_Data excerpt_.
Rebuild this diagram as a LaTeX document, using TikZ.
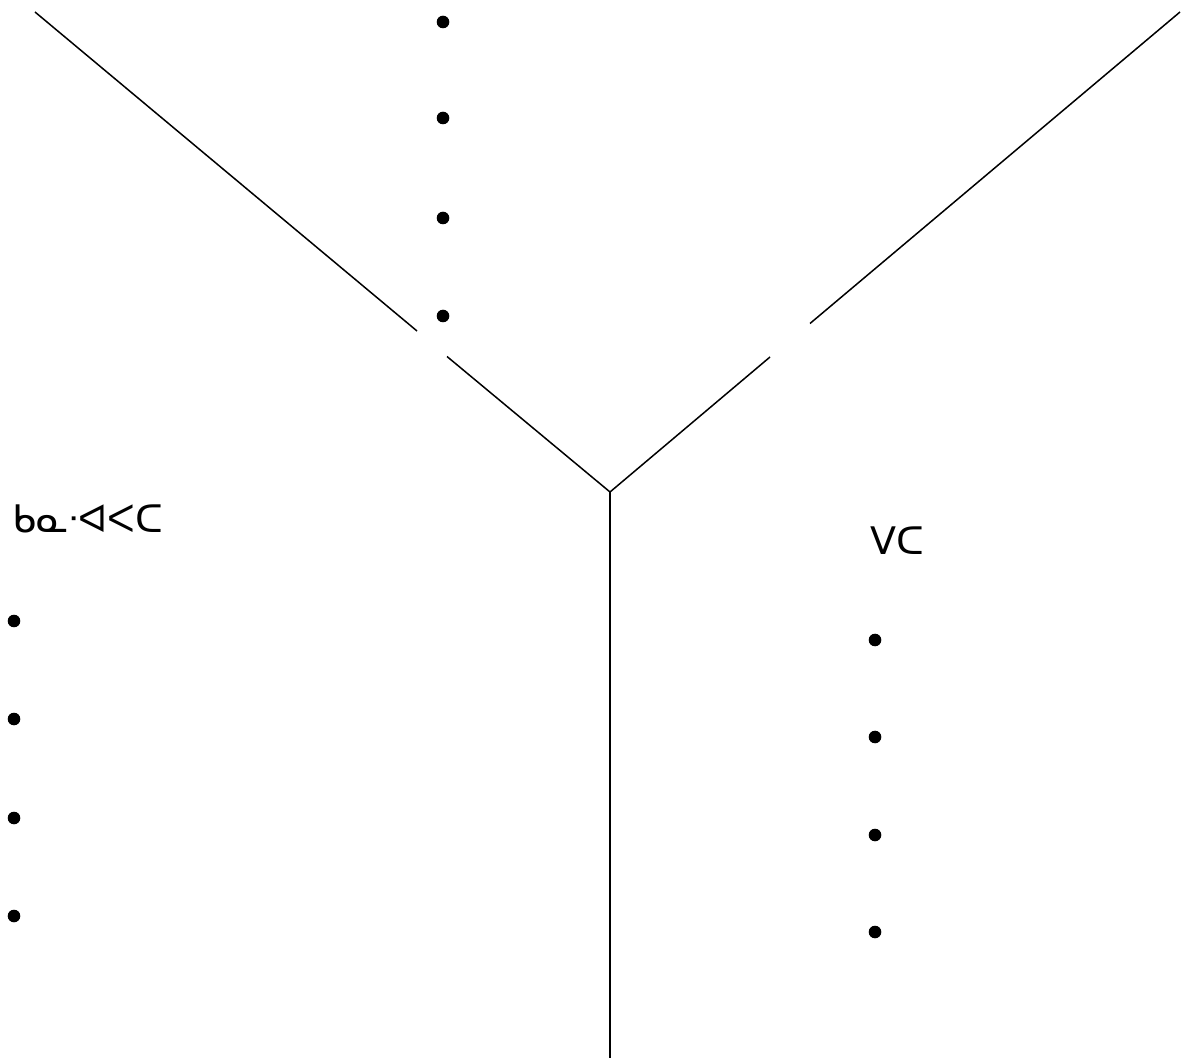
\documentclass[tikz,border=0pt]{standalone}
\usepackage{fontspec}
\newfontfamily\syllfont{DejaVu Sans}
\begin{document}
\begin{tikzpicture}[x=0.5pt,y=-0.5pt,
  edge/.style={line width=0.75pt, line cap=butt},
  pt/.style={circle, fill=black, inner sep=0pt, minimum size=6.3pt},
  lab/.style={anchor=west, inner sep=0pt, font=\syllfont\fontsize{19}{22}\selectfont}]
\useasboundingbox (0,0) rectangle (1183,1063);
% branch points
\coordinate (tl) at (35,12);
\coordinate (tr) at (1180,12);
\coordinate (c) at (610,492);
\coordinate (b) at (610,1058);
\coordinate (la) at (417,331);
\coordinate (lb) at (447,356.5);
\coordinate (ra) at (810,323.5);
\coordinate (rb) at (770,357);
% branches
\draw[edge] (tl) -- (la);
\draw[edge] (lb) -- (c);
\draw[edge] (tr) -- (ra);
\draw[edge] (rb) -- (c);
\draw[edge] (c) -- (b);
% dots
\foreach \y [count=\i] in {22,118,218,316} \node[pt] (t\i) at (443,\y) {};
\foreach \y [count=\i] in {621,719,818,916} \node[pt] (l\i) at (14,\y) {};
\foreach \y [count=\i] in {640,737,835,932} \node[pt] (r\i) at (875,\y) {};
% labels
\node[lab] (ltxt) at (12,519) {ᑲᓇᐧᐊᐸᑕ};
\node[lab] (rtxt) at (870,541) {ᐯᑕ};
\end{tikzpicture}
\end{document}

_Written request_. Output each line exactly; omit every picture.

_Final answer_.
Rebuild this diagram as a LaTeX document, using TikZ.
\documentclass[tikz,border=0pt]{standalone}
\usepackage{fontspec}
\newfontfamily\syllfont{DejaVu Sans}
\begin{document}
\begin{tikzpicture}[x=0.5pt,y=-0.5pt,
  edge/.style={line width=0.75pt, line cap=butt},
  pt/.style={circle, fill=black, inner sep=0pt, minimum size=6.3pt},
  lab/.style={anchor=west, inner sep=0pt, font=\syllfont\fontsize{19}{22}\selectfont}]
\useasboundingbox (0,0) rectangle (1183,1063);
% branch points
\coordinate (tl) at (35,12);
\coordinate (tr) at (1180,12);
\coordinate (c) at (610,492);
\coordinate (b) at (610,1058);
\coordinate (la) at (417,331);
\coordinate (lb) at (447,356.5);
\coordinate (ra) at (810,323.5);
\coordinate (rb) at (770,357);
% branches
\draw[edge] (tl) -- (la);
\draw[edge] (lb) -- (c);
\draw[edge] (tr) -- (ra);
\draw[edge] (rb) -- (c);
\draw[edge] (c) -- (b);
% dots
\foreach \y [count=\i] in {22,118,218,316} \node[pt] (t\i) at (443,\y) {};
\foreach \y [count=\i] in {621,719,818,916} \node[pt] (l\i) at (14,\y) {};
\foreach \y [count=\i] in {640,737,835,932} \node[pt] (r\i) at (875,\y) {};
% labels
\node[lab] (ltxt) at (12,519) {ᑲᓇᐧᐊᐸᑕ};
\node[lab] (rtxt) at (870,541) {ᐯᑕ};
\end{tikzpicture}
\end{document}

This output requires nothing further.